Dans les livres d’Edgar Morin, de Montebourg ou de Besancenot, etc., partout fleurissent de vibrants hommages à la participation démocratique mais assortis d’une timidité manifeste quant aux mesures proposées pour engager une transformation significative de la société qui en finisse avec la manipulation oligarchique. Pour les autres, Hulot, DSK, Hollande, etc., ils vont se sentir subitement le cœur à gauche et à Porto Alegre, le temps d’un scrutin.

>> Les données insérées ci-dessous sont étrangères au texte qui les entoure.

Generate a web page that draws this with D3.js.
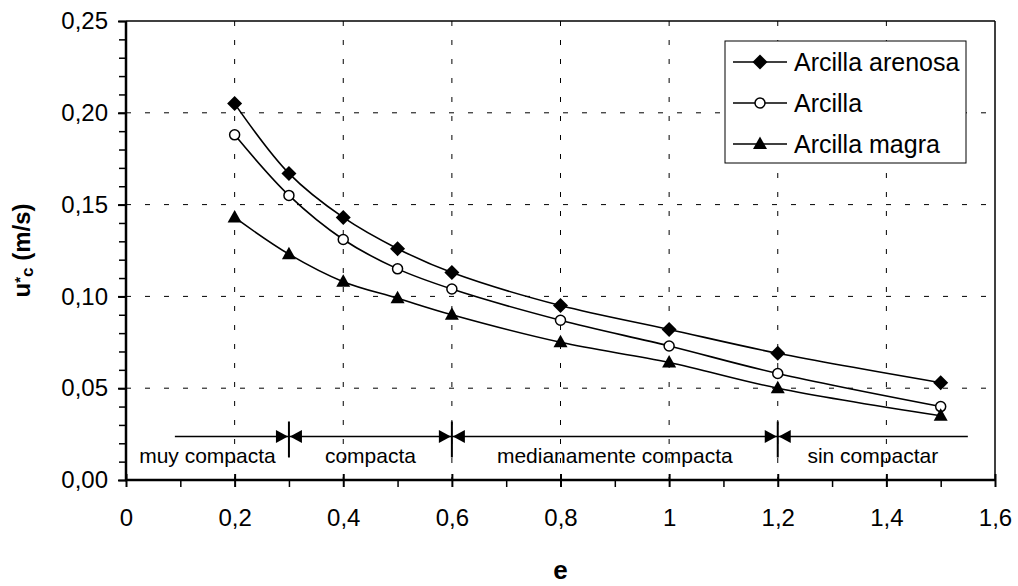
<!DOCTYPE html>
<html>
<head>
<meta charset="utf-8">
<script src="https://cdn.jsdelivr.net/npm/d3@7"></script>
<style>
    body { margin: 0; background: #fff; }
    text { font-family: "Liberation Sans", Arial, sans-serif; fill: #000; }
</style>
</head>
<body>
<div id="chart"></div>
<script>
// data
const eValues = [0.2, 0.3, 0.4, 0.5, 0.6, 0.8, 1.0, 1.2, 1.5];
const arcillaArenosa = [0.205, 0.167, 0.143, 0.126, 0.113, 0.095, 0.082, 0.069, 0.053];
const arcilla = [0.188, 0.155, 0.131, 0.115, 0.104, 0.087, 0.073, 0.058, 0.040];
const arcillaMagra = [0.143, 0.123, 0.108, 0.099, 0.090, 0.075, 0.064, 0.050, 0.035];
const seriesNames = ["Arcilla arenosa", "Arcilla", "Arcilla magra"];
const seriesMarkers = ["diamond", "circle", "triangle"];

const xTicks = [0, 0.2, 0.4, 0.6, 0.8, 1.0, 1.2, 1.4, 1.6];
const yTicks = [0, 0.05, 0.10, 0.15, 0.20, 0.25];

// compaction zones
const zoneBounds = [0.3, 0.6, 1.2];
const zoneRange = [0.09, 1.55];
const zoneLevel = 0.0237;
const zoneLabels = ["muy compacta", "compacta", "medianamente compacta", "sin compactar"];
const zoneLabelPos = [0.15, 0.45, 0.9, 1.375];

const margin = { top: 21, right: 23, bottom: 106, left: 126 };
const W = 1018, H = 586;
const width = W - margin.left - margin.right;
const height = H - margin.top - margin.bottom;

const svg = d3.select("#chart").append("svg")
    .attr("width", W)
    .attr("height", H);

const g = svg.append("g")
    .attr("transform", `translate(${margin.left},${margin.top})`);

const x = d3.scaleLinear().domain([0, 1.6]).range([0, width]);
const y = d3.scaleLinear().domain([0, 0.25]).range([height, 0]);

const comma = s => s.replace(".", ",");

// grid
g.append("g").selectAll("line")
    .data(xTicks.slice(1, -1))
    .join("line")
    .attr("x1", d => x(d)).attr("x2", d => x(d))
    .attr("y1", 0).attr("y2", height)
    .attr("stroke", "#000").attr("stroke-width", 1)
    .attr("stroke-dasharray", "5,14");

g.append("g").selectAll("line")
    .data(yTicks.slice(1, -1))
    .join("line")
    .attr("x1", 0).attr("x2", width)
    .attr("y1", d => y(d)).attr("y2", d => y(d))
    .attr("stroke", "#000").attr("stroke-width", 1)
    .attr("stroke-dasharray", "5,14");

// frame (top / right)
g.append("line").attr("x1", 0).attr("x2", width).attr("y1", 0).attr("y2", 0)
    .attr("stroke", "#000").attr("stroke-width", 1.5);
g.append("line").attr("x1", width).attr("x2", width).attr("y1", 0).attr("y2", height)
    .attr("stroke", "#000").attr("stroke-width", 1.5);

// y axis
const yAxis = g.append("g")
    .call(d3.axisLeft(y).tickValues(yTicks).tickSize(8).tickPadding(10)
        .tickFormat(d => comma(d3.format(".2f")(d))));
yAxis.selectAll(".tick text").attr("font-size", 24).attr("font-family", "Liberation Sans, Arial, sans-serif");
yAxis.select(".domain").remove();
yAxis.selectAll(".tick line").attr("stroke-width", 2);

g.append("g")
    .call(d3.axisLeft(y).tickValues(d3.range(0, 0.2501, 0.01)).tickSize(7).tickFormat(""))
    .call(a => a.select(".domain").remove())
    .selectAll(".tick line").attr("stroke-width", 1.5);

g.append("line").attr("x1", 0).attr("x2", 0).attr("y1", 0).attr("y2", height + 1)
    .attr("stroke", "#000").attr("stroke-width", 2.5);

// x axis
const xAxis = g.append("g")
    .attr("transform", `translate(0,${height})`)
    .call(d3.axisBottom(x).tickValues(xTicks).tickSize(7).tickPadding(22)
        .tickFormat(d => comma(d3.format("~g")(d))));
xAxis.selectAll(".tick text").attr("font-size", 24).attr("font-family", "Liberation Sans, Arial, sans-serif");
xAxis.select(".domain").remove();
xAxis.selectAll(".tick line").attr("stroke-width", 2).attr("y1", -6);

g.append("g")
    .attr("transform", `translate(0,${height})`)
    .call(d3.axisBottom(x).tickValues(d3.range(0.1, 1.6, 0.2)).tickSize(7).tickFormat(""))
    .call(a => a.select(".domain").remove())
    .selectAll(".tick line").attr("stroke-width", 1.5);

g.append("line").attr("x1", -1).attr("x2", width).attr("y1", height).attr("y2", height)
    .attr("stroke", "#000").attr("stroke-width", 2.5);

// zones annotation
const zy = y(zoneLevel);
const zones = g.append("g");
zones.append("line")
    .attr("x1", x(zoneRange[0])).attr("x2", x(zoneRange[1]))
    .attr("y1", zy).attr("y2", zy)
    .attr("stroke", "#000").attr("stroke-width", 1.5);

zoneBounds.forEach(b => {
    const bx = x(b);
    zones.append("line")
        .attr("x1", bx).attr("x2", bx).attr("y1", zy - 15).attr("y2", zy + 21)
        .attr("stroke", "#000").attr("stroke-width", 2);
    zones.append("path")
        .attr("d", `M${bx - 1},${zy} L${bx - 13},${zy - 6.5} L${bx - 13},${zy + 6.5} Z`);
    zones.append("path")
        .attr("d", `M${bx + 1},${zy} L${bx + 13},${zy - 6.5} L${bx + 13},${zy + 6.5} Z`);
});

zones.selectAll("text")
    .data(zoneLabels)
    .join("text")
    .attr("x", (d, i) => x(zoneLabelPos[i]))
    .attr("y", zy + 27)
    .attr("text-anchor", "middle")
    .attr("font-size", 21)
    .text(d => d);

// series
const allSeries = [arcillaArenosa, arcilla, arcillaMagra];
const line = d3.line()
    .x((d, i) => x(eValues[i]))
    .y(d => y(d))
    .curve(d3.curveCatmullRom);

function drawMarker(sel, type) {
    if (type === "diamond") {
        sel.append("path").attr("d", "M0,-7.5 L7.5,0 L0,7.5 L-7.5,0 Z").attr("fill", "#000");
    } else if (type === "circle") {
        sel.append("circle").attr("r", 5).attr("fill", "#fff")
            .attr("stroke", "#000").attr("stroke-width", 1.5);
    } else {
        sel.append("path").attr("d", "M0,-7.5 L7,5 L-7,5 Z").attr("fill", "#000");
    }
}

allSeries.forEach((vals, s) => {
    g.append("path")
        .datum(vals)
        .attr("d", line)
        .attr("fill", "none")
        .attr("stroke", "#000")
        .attr("stroke-width", 1.6);

    g.append("g").selectAll("g")
        .data(vals)
        .join("g")
        .attr("transform", (d, i) => `translate(${x(eValues[i])},${y(d)})`)
        .each(function () { drawMarker(d3.select(this), seriesMarkers[s]); });
});

// legend
const legend = svg.append("g").attr("transform", "translate(725,41)");
legend.append("rect")
    .attr("width", 241).attr("height", 122)
    .attr("fill", "#fff").attr("stroke", "#000").attr("stroke-width", 1);

seriesNames.forEach((name, i) => {
    const ly = 21 + i * 41;
    const row = legend.append("g").attr("transform", `translate(0,${ly})`);
    row.append("line").attr("x1", 8).attr("x2", 62).attr("y1", 0).attr("y2", 0)
        .attr("stroke", "#000").attr("stroke-width", 1.6);
    drawMarker(row.append("g").attr("transform", "translate(35,0)"), seriesMarkers[i]);
    row.append("text")
        .attr("x", 69).attr("y", 0).attr("dy", "0.35em")
        .attr("font-size", 25)
        .text(name);
});

// axis titles
svg.append("text")
    .attr("transform", `translate(30,${margin.top + height / 2}) rotate(-90)`)
    .attr("text-anchor", "middle")
    .attr("font-size", 24)
    .attr("font-weight", "bold")
    .call(t => {
        t.append("tspan").text("u");
        t.append("tspan").attr("font-size", 15).attr("dy", -5).text("*");
        t.append("tspan").attr("font-size", 17).attr("dy", 8).text("c");
        t.append("tspan").attr("dy", -3).text(" (m/s)");
    });

svg.append("text")
    .attr("x", margin.left + width / 2)
    .attr("y", 579)
    .attr("text-anchor", "middle")
    .attr("font-size", 26)
    .attr("font-weight", "bold")
    .text("e");
</script>
</body>
</html>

Pour qu’une perspective claire soit enfin ouverte, il faudrait que Mélenchon et le PC affirment clairement des choix autogestionnaires et de dépérissement de l’Etat, dans les municipalités d’abord, socles de l’institution puis dans toute la pyramide étatique, jusqu’à supprimer la monarchie élective qui a atteint des sommets avec Sarkozy. Il faudrait reprendre et compléter le programme du CNR dont parle Hessel, étendre les pouvoirs des comités d’entreprise au bilan, à l’embauche, à la stratégie, au partage des bénéfices. Substituer à la croissance aveugle l’allègement du temps et de la peine au travail, un développement économe, l’épanouissement des personnalités. Longue marche rien moins qu’aisée, semée d’embûches innombrables mais la seule à éviter le chaos qui gronde. 2012 : face à la crise, choisir avec audace la bonne bifurcation, oser ouvrir le chantier de l’après capitalisme !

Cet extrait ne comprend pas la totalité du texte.